A little more than a week ago in Orlando, I was happy to present, Latinos in Central Florida: The Growing Hispanic Presence in the Sunshine State, a report that highlights some of the significant changes taking place in Latino Florida, with a special focus on central counties of the state. After decades of taking a backseat to the communities in Miami and Tampa, Central Florida has emerged as ground zero in the transformation of Florida’s Latino communities and electorate.

Here’s some of what we found:

  • There are almost 5 million Latinos living in Florida. That’s about 1 out of every ten Latinos in the United States.
  • There are more than one million Puerto Ricans in Florida and three-quarters of them live in just 10 of Florida’s 67 counties.
  • Between 2000 and 2014 Florida’s Puerto Rican population grew by 94 percent.
  • By 2020, Puerto Ricans are expected to surpass Cubans as the state’s largest Latino group.
  • More Puerto Ricans, about 170,000, live in Orange County than in any other county in the state.
  • Latinos in Florida tend to be younger than other Floridians. While just 26 percent of Floridians are between the ages of 18 and 30, 47 percent of Latinos in Orlando are between 18 and 30 year of age.

Demographic increases, geographic concentration, youth; these are the characteristics that define Florida’s new Latino communities. And they were some of the reasons that drew Hispanic Federation to Florida in the first place. When we opened our office in Florida last year, we knew that many of the same issues facing Latinos in the Northeast were also bedeviling Latinos in the Sunshine State. From employment to wages, Latinos in Florida face significant barriers to economic security.

Just as problematically, we suspected that there were issues that might undercut Latino political power in the state come November. Unfortunately, we were correct.

For one thing, we found that Latinos in Central Florida tended to register to vote at rates significantly lower than their non-Latino peers. While 80 percent of all Floridians are registered to vote, among Latinos in Orlando the rate is just 66 percent. And it’s not just the lower voter registration rates that are troubling. When asked whether they vote in local elections, 60 percent of Latinos in Orlando said they never vote in local contests; and only 20 percent said they always do. And while nearly 7 out of every ten Floridians say they always vote in presidential elections, less than half of Latinos in Orlando say the same. In fact, 40 percent of Latinos in Orlando and 41 percent of Latino in Tampa said they never vote in presidential elections.

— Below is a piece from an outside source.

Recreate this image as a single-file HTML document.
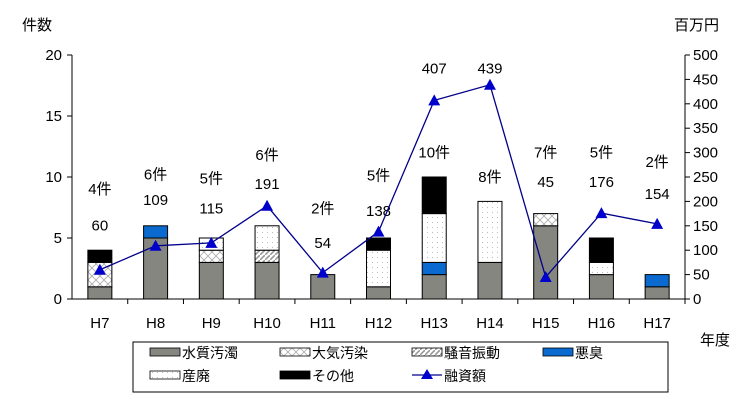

The disproportionately low political participation among Latinos in Central Florida poses real problems. Without a strong voice in government, Latinos in the state will continue to deal with lower educational attainment rates, low-wage jobs, and fewer opportunities for economic success.

Luckily, the plans that Hispanic Federation has launched launched in Florida around civic engagement will bear fruit. We know that Latinos in Florida are deeply concerned about the outcome of November’s election. I heard first hand during my visit to Orlando how concerned Latinos were with job security, immigration reform, and economic relief for Puerto Rico. They know what’s at stake in November and we know what it will take to get them registered and to the polls.

Our goal is very simple: get more Latino Floridians registered and to the polls on November 8th than in any presidential election in history. We have already registered thousands of Latinos in the state and will be working to register thousands more before the October 11th registration deadline.

None of this work is easy but we can’t afford to sit on the sidelines. Not now.